The arrangement Palm Coast City Council members settled on today calls for the city to make just $700 per camera per month, while ATS will make every dollar beyond that, up to $4,200 per camera per month—an 86-14 percent split. That revenue is based on the $75 net the city is entitled to split with its contractor, after the state has taken its cut out of each citation, which is $78. But state dollars are recycled through state spending on anything from roads to court operations to state policing. The money Tempe, Ariz.-based ATS makes is entirely taken out of the community and the state.
That 86-14 percent split assuming the city’s cameras are generating 660 citations per month. That hasn’t happened since 2009, when there were 745 citations a month, and a new state law regulating cameras and how citations could be issued hadn’t yet kicked in. In 2011, there were just 333 citations a month. The figure is about the same so far this year, City Manager Jim Landon says, netting the city no more than $7,000 a month, or $84,000 a year. The city’s administrative cost is at least $54,000 (not including the extensive legal fees it’s been spending to work out its long-running dispute with ATS), leaving $30,000 for its $12.5 million Street Improvement Fund, or 0.24 percent of that fund.
“I just want to make sure that we are protected as a city,” Palm Coast Mayor Jon Netts said. “I want to make sure that $700 per camera per month covers our staff time. Not interested in making a profit, although it’s nice to put money into safety improvements for our streets, but I’m not interested in subsidizing ATS business.”
The city’s own numbers show that the spy-and-snap camera arrangement does just that: subsidize ATS.
A presentation by the city administration to the council this morning listed the city administrative costs at $36,000, though Landon, when asked by council member Jason DeLorenzo, what the actual costs have been, Landon said: “Average monthly cost for us was just under $4,500.”
It wasn’t the only discrepancy surrounding the way the administration presented the issue to council members.
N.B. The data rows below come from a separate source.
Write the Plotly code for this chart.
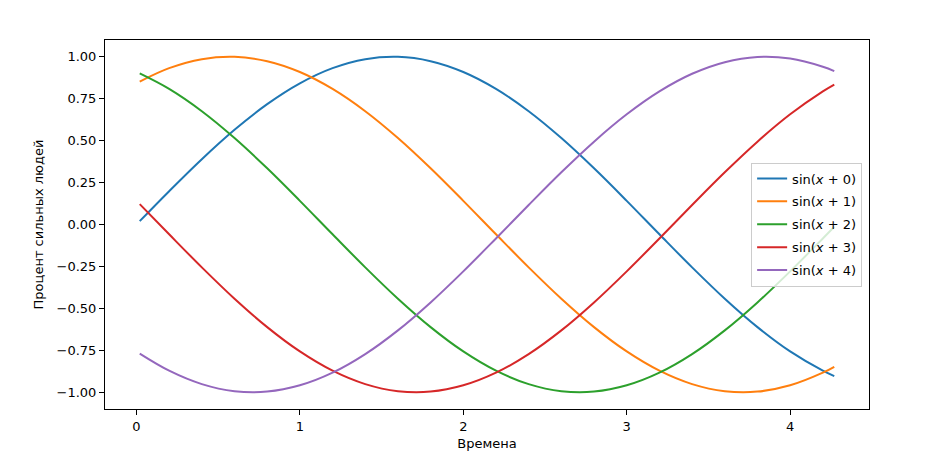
import plotly.graph_objects as go

x_vals = [0.02, 0.2, 0.4, 0.6, 0.8, 1.0, 1.2, 1.4, 1.6, 1.8, 2.0, 2.2, 2.4, 2.6, 2.8,
          3.0, 3.2, 3.4, 3.6, 3.8, 4.0, 4.2, 4.27]

y_sin0 = [0.0200, 0.1987, 0.3894, 0.5646, 0.7174, 0.8415, 0.9320, 0.9854, 0.9996, 0.9738,
          0.9093, 0.8085, 0.6755, 0.5155, 0.3350, 0.1411, -0.0584, -0.2555, -0.4425, -0.6119,
          -0.7568, -0.8716, -0.9038]
y_sin1 = [0.8521, 0.9320, 0.9854, 0.9996, 0.9738, 0.9093, 0.8085, 0.6755, 0.5155, 0.3350,
          0.1411, -0.0584, -0.2555, -0.4425, -0.6119, -0.7568, -0.8716, -0.9516, -0.9937, -0.9962,
          -0.9589, -0.8835, -0.8485]
y_sin2 = [0.9008, 0.8085, 0.6755, 0.5155, 0.3350, 0.1411, -0.0584, -0.2555, -0.4425, -0.6119,
          -0.7568, -0.8716, -0.9516, -0.9937, -0.9962, -0.9589, -0.8835, -0.7728, -0.6313, -0.4646,
          -0.2794, -0.0831, -0.0132]
y_sin3 = [0.1213, -0.0584, -0.2555, -0.4425, -0.6119, -0.7568, -0.8716, -0.9516, -0.9937, -0.9962,
          -0.9589, -0.8835, -0.7728, -0.6313, -0.4646, -0.2794, -0.0831, 0.1165, 0.3115, 0.4941,
          0.6570, 0.7937, 0.8343]
y_sin4 = [-0.7698, -0.8716, -0.9516, -0.9937, -0.9962, -0.9589, -0.8835, -0.7728, -0.6313, -0.4646,
          -0.2794, -0.0831, 0.1165, 0.3115, 0.4941, 0.6570, 0.7937, 0.8987, 0.9679, 0.9985,
          0.9894, 0.9407, 0.9147]

series_names = ["sin(<i>x</i> + 0)", "sin(<i>x</i> + 1)", "sin(<i>x</i> + 2)",
                "sin(<i>x</i> + 3)", "sin(<i>x</i> + 4)"]
series_values = [y_sin0, y_sin1, y_sin2, y_sin3, y_sin4]
colors = ["#1f77b4", "#ff7f0e", "#2ca02c", "#d62728", "#9467bd"]

x_ticks = [0, 1, 2, 3, 4]
y_ticks = [-1.0, -0.75, -0.5, -0.25, 0.0, 0.25, 0.5, 0.75, 1.0]

fig = go.Figure()
for i, (name, ys, c) in enumerate(zip(series_names, series_values, colors)):
    fig.add_trace(go.Scatter(x=x_vals, y=ys, mode="lines", name=name, legendgroup=f"g{i}",
                             line=dict(color=c, width=2, shape="spline")))

font = dict(family="DejaVu Sans", size=13, color="black")
axis_common = dict(showline=True, linecolor="black", linewidth=1, mirror=True,
                   ticks="outside", ticklen=5, tickcolor="black", showgrid=False,
                   zeroline=False, tickfont=font)

fig.update_layout(
    width=940, height=459,
    margin=dict(l=97, r=79, t=32, b=58),
    paper_bgcolor="white", plot_bgcolor="white",
    font=font,
    xaxis=dict(range=[-0.1925, 4.4825], tickvals=x_ticks, ticktext=[str(v) for v in x_ticks],
               title=dict(text="Времена", font=font, standoff=6), **axis_common),
    yaxis=dict(range=[-1.1, 1.1], tickvals=y_ticks, tickformat=".2f",
               title=dict(text="Процент сильных людей", font=font, standoff=10), **axis_common),
    legend=dict(x=0.991, y=0.5, xanchor="right", yanchor="middle",
                bgcolor="rgba(255,255,255,0.8)", bordercolor="#cccccc", borderwidth=1,
                font=font, tracegroupgap=3, itemwidth=30),
    showlegend=True,
)

fig.write_html("out.html")
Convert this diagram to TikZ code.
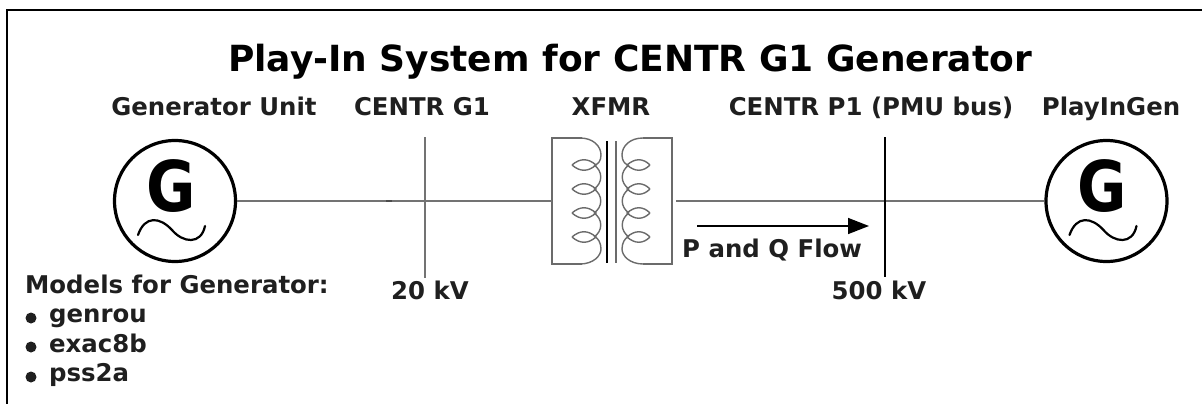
\documentclass[tikz,border=0pt]{standalone}
\usepackage{fontspec}
\setmainfont{DejaVu Sans}
\usepackage{graphicx}
\usetikzlibrary{arrows.meta}
\definecolor{wire}{gray}{0.45}
\definecolor{coil}{gray}{0.42}
\definecolor{ink}{gray}{0.12}
\tikzset{
  x=1pt,y=-1pt,
  lab/.style={font=\fontsize{24.4}{26}\selectfont\bfseries,text=ink,inner sep=0pt,anchor=base},
  ttl/.style={font=\fontsize{36}{40}\selectfont\bfseries,text=black,inner sep=0pt,anchor=base},
  gen/.style={circle,draw=black,line width=3.2pt,minimum size=121pt,inner sep=0pt},
  gletter/.style={font=\fontsize{70}{74}\selectfont\bfseries,inner sep=0pt,anchor=base},
  wireline/.style={draw=wire,line width=1.4pt},
  busgray/.style={draw=wire,line width=1.6pt},
  busline/.style={draw=black,line width=1.3pt},
  coilline/.style={draw=coil,line width=1.4pt},
  item/.style={font=\fontsize{24.4}{26}\selectfont\bfseries,text=ink,inner sep=0pt,anchor=base west},
  dotb/.style={circle,fill=ink,inner sep=0pt,minimum size=11pt}
}
\begin{document}
\begin{tikzpicture}
\useasboundingbox (0,0) rectangle (1202,404);
\draw[black,line width=1.8pt] (7,404) -- (7,10) -- (1202,10);
\node[ttl] (title) at (630,71) {Play-In System for CENTR G1 Generator};
\node[lab] (lgu) at (214,115) {Generator Unit};
\node[lab] (lg1) at (422,115) {CENTR G1};
\node[lab] (lx) at (611,115) {XFMR};
\node[lab] (lp1) at (871,115) {CENTR P1 (PMU bus)};
\node[lab] (lpg) at (1111,115) {PlayInGen};
\node[gen] (g1) at (175,201) {};
\node[gen] (g2) at (1106.5,201) {};
\node[gletter] (g1l) at (171,211) {\scalebox{0.86}[1]{G}};
\node[gletter] (g2l) at (1102,211) {\scalebox{0.86}[1]{G}};
\foreach \c in {175,1106.5}{
  \draw[black,line width=2.2pt,line cap=round] (\c-37,235) .. controls (\c-30,215) and (\c-15,217) .. (\c-3,230) .. controls (\c+8,243) and (\c+26,245) .. (\c+30,226);
}
% transformer box
\coordinate (tl) at (552,201);
\coordinate (tr) at (676,201);
\draw[coilline] (582,138) -- (552,138) -- (tl) -- (552,264) -- (582,264);
\draw[coilline] (643,138) -- (672,138) -- (672,264) -- (643,264);
\draw[black,line width=1.7pt] (607,141) -- (607,263);
\draw[coil,line width=2.6pt] (616,141) -- (616,263);
% left winding
\draw[coilline] (580,138) .. controls (593,138) and (601,146) .. (601,155) .. controls (601,161) and (598,164) .. (595,165);
\draw[coilline] (580,264) .. controls (593,264) and (601,256) .. (601,249) .. controls (601,243) and (598,238) .. (595,237);
\foreach \y in {165,189,213}{
  \draw[coilline] (594,\y) .. controls (603,\y+6) and (603,\y+18) .. (594,\y+24);
}
\foreach \y in {165,189,213,237}{
  \draw[coilline] (572,\y) .. controls (580,\y-7) and (588,\y-7) .. (596,\y) .. controls (588,\y+7) and (580,\y+7) .. (572,\y);
}
% right winding
\draw[coilline] (643,138) .. controls (630,138) and (622,146) .. (622,155) .. controls (622,161) and (625,164) .. (628,165);
\draw[coilline] (643,264) .. controls (630,264) and (622,256) .. (622,249) .. controls (622,243) and (625,238) .. (628,237);
\foreach \y in {165,189,213}{
  \draw[coilline] (629,\y) .. controls (620,\y+6) and (620,\y+18) .. (629,\y+24);
}
\foreach \y in {165,189,213,237}{
  \draw[coilline] (650,\y) .. controls (643,\y-7) and (635,\y-7) .. (627,\y) .. controls (635,\y+7) and (643,\y+7) .. (650,\y);
}
% buses
\coordinate (b1t) at (425,137);
\coordinate (b1b) at (425,278);
\coordinate (b2t) at (885,137);
\coordinate (b2b) at (885,277);
\draw[wireline] (g1.east) -- (tl);
\draw[wireline] (tr) -- (g2.west);
\draw[busgray] (b1t) -- (b1b);
\draw[busline] (b2t) -- (b2b);
\draw[black!70,line width=1.6pt] (386,201) -- (392,201);
% flow arrow
\coordinate (fa) at (697,226);
\coordinate (fb) at (869,226);
\draw[black,line width=1.5pt,-{Triangle[length=21pt,width=16pt]}] (fa) -- (fb);
\node[lab,anchor=base west] (pq) at (682,257) {P and Q Flow};
\node[lab] (kv1) at (430,299) {20 kV};
\node[lab] (kv2) at (879,299) {500 kV};
\node[item] (mh) at (25,293) {Models for Generator:};
\node[dotb] (d1) at (31,318) {};
\node[dotb] (d2) at (31,347) {};
\node[dotb] (d3) at (31,377) {};
\node[item] (m1) at (49,322) {genrou};
\node[item] (m2) at (49,352) {exac8b};
\node[item] (m3) at (49,381) {pss2a};
\end{tikzpicture}
\end{document}
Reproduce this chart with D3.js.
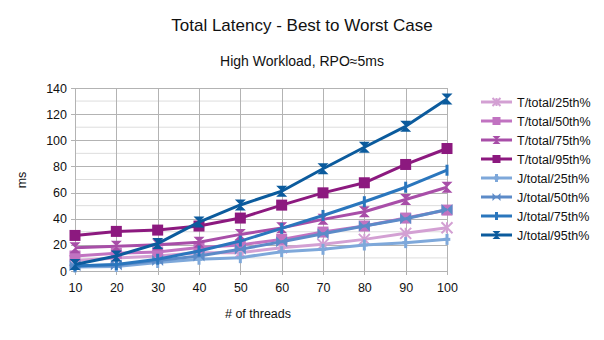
<!DOCTYPE html>
<html><head><meta charset="utf-8">
<script src="https://cdn.jsdelivr.net/npm/d3@7"></script>
<style>body{margin:0;background:#fff}svg{display:block;font-family:"Liberation Sans",Arial,sans-serif}</style>
</head><body><svg id="c" width="604" height="340"></svg>
<script>
const threads = [10,20,30,40,50,60,70,80,90,100];
const seriesNames = ["T/total/25th%","T/total/50th%","T/total/75th%","T/total/95th%","J/total/25th%","J/total/50th%","J/total/75th%","J/total/95th%"];
const t25 = [8,10,11.5,14,14,17.8,20.4,24.2,28.8,33.1];
const t50 = [11.5,13.5,14.5,18,19.9,24.2,29.8,34.4,40.5,46.6];
const t75 = [17.8,19,20,22,28,33,39.5,45.3,54.7,64.1];
const t95 = [27.2,30.3,31.3,34.4,40.5,50.4,59.8,67.5,81.5,93.7];
const j25 = [3,3.5,6.5,9,10.2,14.8,16.6,19.9,21.7,24.2];
const j50 = [4,4.5,8,11.5,16.6,22.4,28.5,34.4,40,47];
const j75 = [3.8,5,9,15.3,22.9,32.6,42.5,53,64.1,77.1];
const j95 = [5,11.5,21,37.4,50.5,61,78.2,94.7,110.7,131.6];
const values = [t25,t50,t75,t95,j25,j50,j75,j95];
const yTicks = [0,20,40,60,80,100,120,140];

const colors = ["#d3a0d3","#c173c1","#a84ea8","#8c197f","#7ea8da","#5c8bc8","#2a76bd","#0b5b9d"];
const markers = ["asterisk","square","hourglass","square","plus","bowtie","vbar","hourglass"];

const svg = d3.select("#c");
const L=75,R=447,T=88,B=271;
const x = d3.scaleLinear().domain([10,100]).range([L,R]);
const y = d3.scaleLinear().domain([0,140]).range([B,T]);

// minor grid
const g = svg.append("g");
d3.range(10,140,20).forEach(v=>{
  g.append("line").attr("x1",L).attr("x2",R).attr("y1",y(v)).attr("y2",y(v)).attr("stroke","#dddddd").attr("stroke-width",1);
});
yTicks.forEach(v=>{
  g.append("line").attr("x1",L-4).attr("x2",R).attr("y1",Math.round(y(v))+0.5).attr("y2",Math.round(y(v))+0.5).attr("stroke","#b3b3b3").attr("stroke-width",1);
});
threads.forEach(v=>{
  g.append("line").attr("x1",Math.round(x(v))+0.5).attr("x2",Math.round(x(v))+0.5).attr("y1",T).attr("y2",B+4).attr("stroke","#b3b3b3").attr("stroke-width",1);
});

// axis labels
const yAxis = d3.axisLeft(y).tickValues(yTicks).tickSize(0).tickPadding(7);
const ya = svg.append("g").attr("transform",`translate(${L-1},0)`).call(yAxis);
ya.select(".domain").remove();
ya.selectAll("text").attr("font-size",12.5).attr("fill","#111").attr("font-family","Liberation Sans, Arial, sans-serif");
const xAxis = d3.axisBottom(x).tickValues(threads).tickSize(0).tickPadding(12);
const xa = svg.append("g").attr("transform",`translate(0,${B})`).call(xAxis);
xa.select(".domain").remove();
xa.selectAll("text").attr("font-size",12.5).attr("fill","#111").attr("font-family","Liberation Sans, Arial, sans-serif");

function marker(sel, type, color, cx, cy, s){
  const p = d3.path();
  if(type==="square"){
    sel.append("rect").attr("x",cx-s).attr("y",cy-s).attr("width",2*s).attr("height",2*s).attr("fill",color);
    return;
  }
  if(type==="hourglass"){
    p.moveTo(cx-s,cy-s);p.lineTo(cx+s,cy-s);p.lineTo(cx-s,cy+s);p.lineTo(cx+s,cy+s);p.closePath();
    sel.append("path").attr("d",p.toString()).attr("fill",color);return;
  }
  if(type==="bowtie"){
    p.moveTo(cx-s,cy-s);p.lineTo(cx-s,cy+s);p.lineTo(cx+s,cy-s);p.lineTo(cx+s,cy+s);p.closePath();
    sel.append("path").attr("d",p.toString()).attr("fill",color);return;
  }
  if(type==="vbar"){
    sel.append("rect").attr("x",cx-1.5).attr("y",cy-s).attr("width",3).attr("height",2*s).attr("fill",color);return;
  }
  if(type==="plus"){
    sel.append("rect").attr("x",cx-1.5).attr("y",cy-s).attr("width",3).attr("height",2*s).attr("fill",color);
    sel.append("rect").attr("x",cx-s*0.6).attr("y",cy-1.5).attr("width",s*1.2).attr("height",3).attr("fill",color);return;
  }
  if(type==="asterisk"){
    p.moveTo(cx-s,cy-s);p.lineTo(cx+s,cy+s);p.moveTo(cx+s,cy-s);p.lineTo(cx-s,cy+s);p.moveTo(cx,cy-s);p.lineTo(cx,cy+s);
    sel.append("path").attr("d",p.toString()).attr("stroke",color).attr("stroke-width",2).attr("fill","none");return;
  }
}

const line = d3.line().x((d,i)=>x(threads[i])).y(d=>y(d));
const plot = svg.append("g");
values.forEach((vals,k)=>{
  const sg = plot.append("g");
  sg.append("path").attr("d",line(vals)).attr("fill","none").attr("stroke",colors[k]).attr("stroke-width",3).attr("stroke-linejoin","round");
  vals.forEach((v,i)=>marker(sg,markers[k],colors[k],x(threads[i]),y(v),5.5));
});

// legend
const lg = svg.append("g");
seriesNames.forEach((n,k)=>{
  const yy = 102 + k*19;
  lg.append("line").attr("x1",481).attr("x2",512).attr("y1",yy).attr("y2",yy).attr("stroke",colors[k]).attr("stroke-width",3);
  marker(lg,markers[k],colors[k],496.5,yy,4);
  lg.append("text").attr("x",517).attr("y",yy).attr("dy","0.36em").attr("font-size",12.5).attr("fill","#111").text(n);
});

// titles
svg.append("text").attr("x",302).attr("y",31).attr("text-anchor","middle").attr("font-size",17).attr("fill","#111").text("Total Latency - Best to Worst Case");
svg.append("text").attr("x",302).attr("y",66).attr("text-anchor","middle").attr("font-size",14).attr("fill","#111").text("High Workload, RPO≈5ms");
svg.append("text").attr("transform","translate(26,180) rotate(-90)").attr("text-anchor","middle").attr("font-size",12.5).attr("fill","#111").text("ms");
svg.append("text").attr("x",258).attr("y",318).attr("text-anchor","middle").attr("font-size",12.5).attr("fill","#111").text("# of threads");
</script></body></html>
At one point, a pie chart flashed on the screen showing the “proposed distribution formula” for the money generated by the citations. The pie (see to the right) showed a monthly gross total of $24,171, with the state taking its share, leaving Palm Coast with 29 percent of the rest, considerably more than what ATS would be left with.
But the projection was based on an entirely fictional number: the monthly gross was artificially lowered to the $24,171 figure—which has nothing to do with the actual $60,000 a month being generated on average each month now—to make Palm Coast’s proportion of the money look better than it really is. Since Palm Coast is guaranteed $7000 a month, lowering the total gross revenue artificially raises Palm Coast’s share. In reality, the higher the revenue, the more Palm Coast’s share stays the same, and the more profits go to ATS (and the state), making Palm Coast the perennial loser.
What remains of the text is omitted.